» WORK TO COMPLETE:
Can you write out every line from the start of the records below through the line containing "const lysisTicks = [0, 2, 4, 6];", leaving out any pictures?
* * * * *
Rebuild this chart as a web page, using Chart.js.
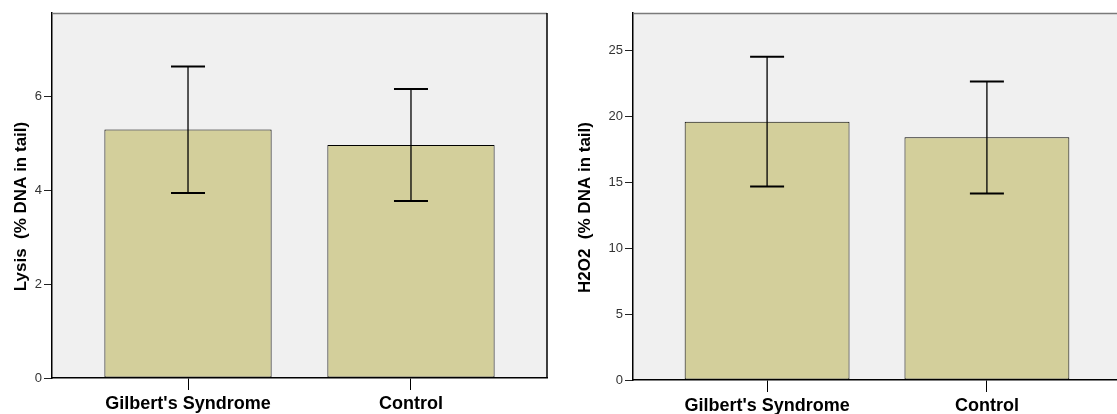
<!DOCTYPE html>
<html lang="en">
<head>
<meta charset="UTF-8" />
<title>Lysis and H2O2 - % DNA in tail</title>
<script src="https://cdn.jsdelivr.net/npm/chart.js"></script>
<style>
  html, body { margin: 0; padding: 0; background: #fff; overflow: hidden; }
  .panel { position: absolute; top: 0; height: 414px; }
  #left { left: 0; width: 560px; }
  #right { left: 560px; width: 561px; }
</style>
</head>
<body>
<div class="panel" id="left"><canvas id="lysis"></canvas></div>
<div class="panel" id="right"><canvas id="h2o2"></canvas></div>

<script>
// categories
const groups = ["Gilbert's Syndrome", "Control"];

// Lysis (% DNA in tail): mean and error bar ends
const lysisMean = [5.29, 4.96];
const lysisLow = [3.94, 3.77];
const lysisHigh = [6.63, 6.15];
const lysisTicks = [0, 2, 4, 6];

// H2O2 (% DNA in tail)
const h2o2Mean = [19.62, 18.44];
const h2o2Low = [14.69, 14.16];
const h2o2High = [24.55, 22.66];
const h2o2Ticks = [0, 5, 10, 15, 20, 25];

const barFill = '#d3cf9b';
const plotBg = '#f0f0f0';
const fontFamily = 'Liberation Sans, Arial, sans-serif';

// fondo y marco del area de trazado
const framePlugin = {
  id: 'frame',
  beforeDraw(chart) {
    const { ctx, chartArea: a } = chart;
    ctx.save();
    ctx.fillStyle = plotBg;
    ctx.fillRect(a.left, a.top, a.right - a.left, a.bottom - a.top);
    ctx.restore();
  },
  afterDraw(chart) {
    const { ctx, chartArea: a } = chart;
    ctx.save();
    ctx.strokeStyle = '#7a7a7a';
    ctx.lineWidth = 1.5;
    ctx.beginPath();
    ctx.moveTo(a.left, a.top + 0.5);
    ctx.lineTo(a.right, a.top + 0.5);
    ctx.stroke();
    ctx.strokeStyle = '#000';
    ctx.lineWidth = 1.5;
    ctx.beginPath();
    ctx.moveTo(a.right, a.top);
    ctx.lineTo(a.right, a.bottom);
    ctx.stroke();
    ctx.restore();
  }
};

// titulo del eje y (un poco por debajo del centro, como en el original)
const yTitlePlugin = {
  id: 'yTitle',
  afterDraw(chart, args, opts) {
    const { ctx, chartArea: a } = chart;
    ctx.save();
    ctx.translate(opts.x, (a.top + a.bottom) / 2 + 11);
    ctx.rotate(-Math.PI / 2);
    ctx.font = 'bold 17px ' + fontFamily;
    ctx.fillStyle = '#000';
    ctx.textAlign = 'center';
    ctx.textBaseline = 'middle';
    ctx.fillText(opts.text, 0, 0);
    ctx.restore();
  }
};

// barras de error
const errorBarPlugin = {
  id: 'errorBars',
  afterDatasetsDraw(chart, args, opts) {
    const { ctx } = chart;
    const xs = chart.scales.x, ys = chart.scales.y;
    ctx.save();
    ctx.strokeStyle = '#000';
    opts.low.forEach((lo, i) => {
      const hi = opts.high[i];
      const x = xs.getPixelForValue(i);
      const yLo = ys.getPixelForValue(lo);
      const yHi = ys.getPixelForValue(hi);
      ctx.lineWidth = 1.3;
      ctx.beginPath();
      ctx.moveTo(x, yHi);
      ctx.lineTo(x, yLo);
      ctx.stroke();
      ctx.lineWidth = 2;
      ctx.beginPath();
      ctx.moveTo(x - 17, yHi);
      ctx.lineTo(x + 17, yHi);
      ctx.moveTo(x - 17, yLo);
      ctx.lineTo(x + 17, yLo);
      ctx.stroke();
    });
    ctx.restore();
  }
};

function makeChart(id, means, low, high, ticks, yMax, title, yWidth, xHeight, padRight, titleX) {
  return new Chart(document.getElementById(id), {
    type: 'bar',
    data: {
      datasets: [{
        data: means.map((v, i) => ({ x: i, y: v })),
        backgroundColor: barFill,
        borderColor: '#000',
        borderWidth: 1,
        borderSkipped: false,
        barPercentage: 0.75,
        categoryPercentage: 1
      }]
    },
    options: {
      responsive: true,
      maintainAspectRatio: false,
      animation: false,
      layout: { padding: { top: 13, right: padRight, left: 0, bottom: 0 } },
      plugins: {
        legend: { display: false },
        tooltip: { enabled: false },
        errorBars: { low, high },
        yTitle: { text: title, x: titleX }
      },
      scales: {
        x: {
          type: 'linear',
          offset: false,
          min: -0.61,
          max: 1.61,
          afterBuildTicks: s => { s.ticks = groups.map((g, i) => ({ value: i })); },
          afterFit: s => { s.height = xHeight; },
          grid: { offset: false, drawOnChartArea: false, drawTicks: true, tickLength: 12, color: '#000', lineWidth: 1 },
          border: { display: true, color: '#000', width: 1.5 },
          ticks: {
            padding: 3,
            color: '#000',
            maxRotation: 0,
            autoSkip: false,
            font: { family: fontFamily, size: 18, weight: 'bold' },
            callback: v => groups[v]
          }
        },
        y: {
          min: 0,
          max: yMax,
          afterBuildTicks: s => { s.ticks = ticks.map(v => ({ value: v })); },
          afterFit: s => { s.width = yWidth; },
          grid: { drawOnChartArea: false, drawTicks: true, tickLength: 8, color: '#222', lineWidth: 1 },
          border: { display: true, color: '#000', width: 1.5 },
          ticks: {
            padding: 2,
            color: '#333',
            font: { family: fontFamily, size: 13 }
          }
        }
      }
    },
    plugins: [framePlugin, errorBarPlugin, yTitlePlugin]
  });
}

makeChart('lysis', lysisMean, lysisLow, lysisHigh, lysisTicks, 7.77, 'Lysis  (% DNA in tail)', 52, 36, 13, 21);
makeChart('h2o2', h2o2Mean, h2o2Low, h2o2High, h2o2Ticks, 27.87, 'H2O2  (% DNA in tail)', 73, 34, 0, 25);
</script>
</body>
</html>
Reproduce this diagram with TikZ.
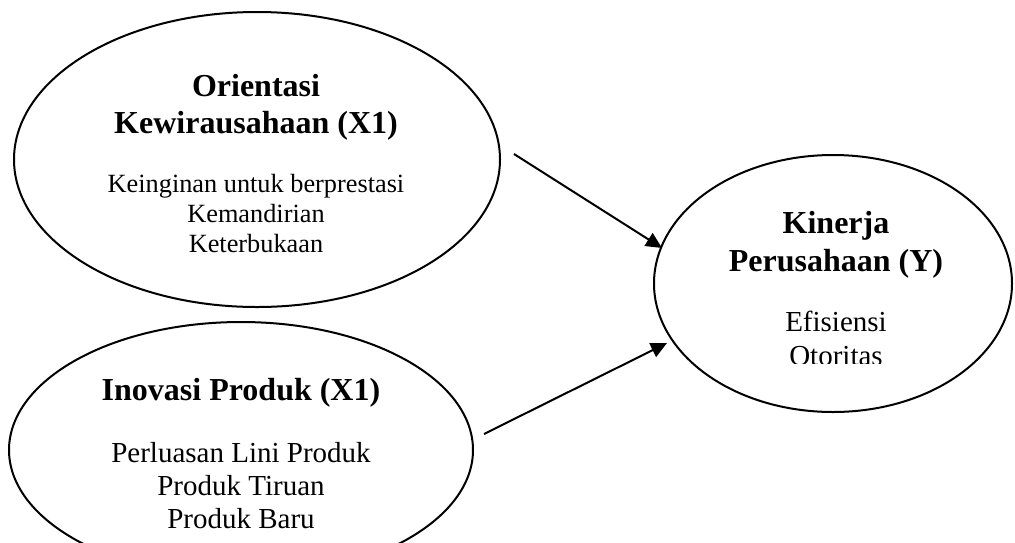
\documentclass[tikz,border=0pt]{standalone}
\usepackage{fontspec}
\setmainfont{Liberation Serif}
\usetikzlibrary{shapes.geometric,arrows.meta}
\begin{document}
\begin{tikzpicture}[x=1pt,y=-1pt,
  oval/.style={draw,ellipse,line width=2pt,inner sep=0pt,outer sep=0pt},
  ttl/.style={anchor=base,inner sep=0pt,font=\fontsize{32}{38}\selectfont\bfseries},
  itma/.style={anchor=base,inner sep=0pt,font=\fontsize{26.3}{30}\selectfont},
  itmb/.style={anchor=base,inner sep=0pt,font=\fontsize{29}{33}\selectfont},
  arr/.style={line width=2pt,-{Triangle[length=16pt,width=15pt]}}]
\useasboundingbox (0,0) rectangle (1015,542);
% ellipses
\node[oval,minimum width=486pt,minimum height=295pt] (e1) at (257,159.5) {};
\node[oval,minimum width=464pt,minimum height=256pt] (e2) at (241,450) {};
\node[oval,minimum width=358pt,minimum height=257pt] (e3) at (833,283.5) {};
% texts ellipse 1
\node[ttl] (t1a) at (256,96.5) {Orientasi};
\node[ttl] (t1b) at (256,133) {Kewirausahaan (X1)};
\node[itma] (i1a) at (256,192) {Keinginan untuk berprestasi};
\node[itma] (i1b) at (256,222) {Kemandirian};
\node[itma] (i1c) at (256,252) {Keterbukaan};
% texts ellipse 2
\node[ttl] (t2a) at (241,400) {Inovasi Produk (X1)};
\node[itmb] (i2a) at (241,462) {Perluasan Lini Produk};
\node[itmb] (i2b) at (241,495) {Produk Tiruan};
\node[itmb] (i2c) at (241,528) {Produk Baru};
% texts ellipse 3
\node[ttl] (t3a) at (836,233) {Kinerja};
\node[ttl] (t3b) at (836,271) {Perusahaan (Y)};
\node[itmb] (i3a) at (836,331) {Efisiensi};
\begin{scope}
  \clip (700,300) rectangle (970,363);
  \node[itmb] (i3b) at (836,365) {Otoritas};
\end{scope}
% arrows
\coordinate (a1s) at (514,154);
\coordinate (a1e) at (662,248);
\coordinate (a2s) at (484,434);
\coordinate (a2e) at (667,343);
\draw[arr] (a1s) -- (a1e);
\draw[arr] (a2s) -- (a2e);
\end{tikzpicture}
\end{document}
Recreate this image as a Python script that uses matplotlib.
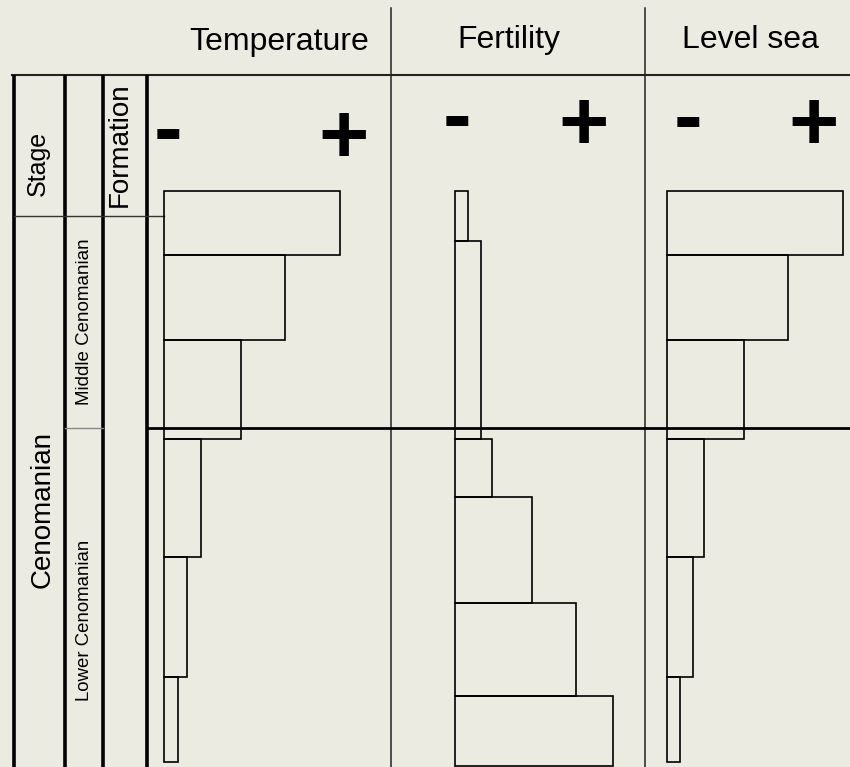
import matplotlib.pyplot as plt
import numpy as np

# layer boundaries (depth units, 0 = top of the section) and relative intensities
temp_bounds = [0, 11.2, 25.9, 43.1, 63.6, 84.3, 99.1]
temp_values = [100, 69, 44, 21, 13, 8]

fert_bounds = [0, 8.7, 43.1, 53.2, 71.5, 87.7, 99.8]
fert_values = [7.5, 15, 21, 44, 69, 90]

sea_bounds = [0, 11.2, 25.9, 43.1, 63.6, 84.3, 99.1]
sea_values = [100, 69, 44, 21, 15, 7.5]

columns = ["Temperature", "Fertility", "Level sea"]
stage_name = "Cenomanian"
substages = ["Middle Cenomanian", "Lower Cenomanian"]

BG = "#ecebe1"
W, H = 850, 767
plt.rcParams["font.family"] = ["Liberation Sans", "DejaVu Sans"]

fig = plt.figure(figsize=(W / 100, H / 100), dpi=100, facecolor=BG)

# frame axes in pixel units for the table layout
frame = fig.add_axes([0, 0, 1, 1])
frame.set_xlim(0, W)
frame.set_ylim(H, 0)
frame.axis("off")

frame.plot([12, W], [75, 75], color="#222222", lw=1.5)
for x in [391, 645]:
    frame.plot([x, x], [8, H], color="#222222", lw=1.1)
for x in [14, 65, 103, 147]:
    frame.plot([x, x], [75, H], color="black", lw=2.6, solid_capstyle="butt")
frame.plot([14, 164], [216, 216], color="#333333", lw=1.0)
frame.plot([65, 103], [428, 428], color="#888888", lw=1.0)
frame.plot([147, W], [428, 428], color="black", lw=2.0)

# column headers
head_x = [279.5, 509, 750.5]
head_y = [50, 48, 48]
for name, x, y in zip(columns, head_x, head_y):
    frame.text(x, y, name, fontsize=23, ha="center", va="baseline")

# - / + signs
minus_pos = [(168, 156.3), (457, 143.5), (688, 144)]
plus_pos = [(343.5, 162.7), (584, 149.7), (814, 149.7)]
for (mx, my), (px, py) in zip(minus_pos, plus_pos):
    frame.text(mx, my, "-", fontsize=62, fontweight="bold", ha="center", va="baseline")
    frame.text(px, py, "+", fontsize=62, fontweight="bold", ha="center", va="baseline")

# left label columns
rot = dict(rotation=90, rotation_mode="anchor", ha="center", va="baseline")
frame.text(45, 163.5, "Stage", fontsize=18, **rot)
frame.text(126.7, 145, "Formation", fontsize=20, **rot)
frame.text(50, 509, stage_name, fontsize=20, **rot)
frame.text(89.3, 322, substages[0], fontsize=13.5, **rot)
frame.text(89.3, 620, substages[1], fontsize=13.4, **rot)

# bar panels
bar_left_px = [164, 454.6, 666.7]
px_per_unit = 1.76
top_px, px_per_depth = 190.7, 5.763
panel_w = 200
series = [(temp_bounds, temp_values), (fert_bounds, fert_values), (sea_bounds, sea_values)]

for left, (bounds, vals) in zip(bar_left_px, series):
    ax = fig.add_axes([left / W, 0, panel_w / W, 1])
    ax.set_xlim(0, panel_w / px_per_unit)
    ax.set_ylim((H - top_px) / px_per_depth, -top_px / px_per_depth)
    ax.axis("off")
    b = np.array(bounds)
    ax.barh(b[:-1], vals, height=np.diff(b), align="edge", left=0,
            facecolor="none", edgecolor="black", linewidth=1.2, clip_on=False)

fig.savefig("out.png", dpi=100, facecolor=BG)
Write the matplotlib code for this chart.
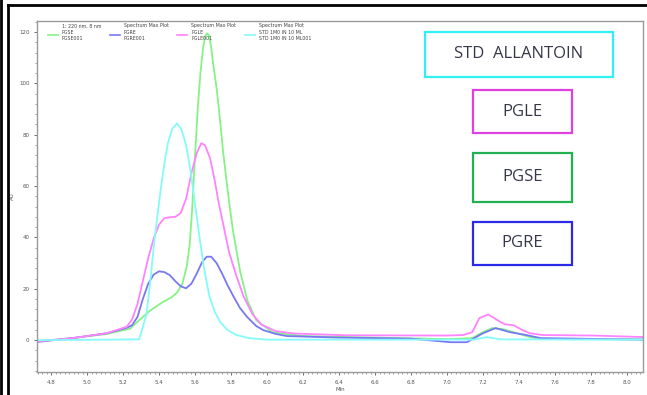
* * * * *
» OUTPUT FOR THIS EXERCISE:
Rebuild this chart as a web page, using Chart.js.
<!DOCTYPE html>
<html lang="en">
<head>
<meta charset="UTF-8" />
<title>Lysis and H2O2 - % DNA in tail</title>
<script src="https://cdn.jsdelivr.net/npm/chart.js"></script>
<style>
  html, body { margin: 0; padding: 0; background: #fff; overflow: hidden; }
  .panel { position: absolute; top: 0; height: 414px; }
  #left { left: 0; width: 560px; }
  #right { left: 560px; width: 561px; }
</style>
</head>
<body>
<div class="panel" id="left"><canvas id="lysis"></canvas></div>
<div class="panel" id="right"><canvas id="h2o2"></canvas></div>

<script>
// categories
const groups = ["Gilbert's Syndrome", "Control"];

// Lysis (% DNA in tail): mean and error bar ends
const lysisMean = [5.29, 4.96];
const lysisLow = [3.94, 3.77];
const lysisHigh = [6.63, 6.15];
const lysisTicks = [0, 2, 4, 6];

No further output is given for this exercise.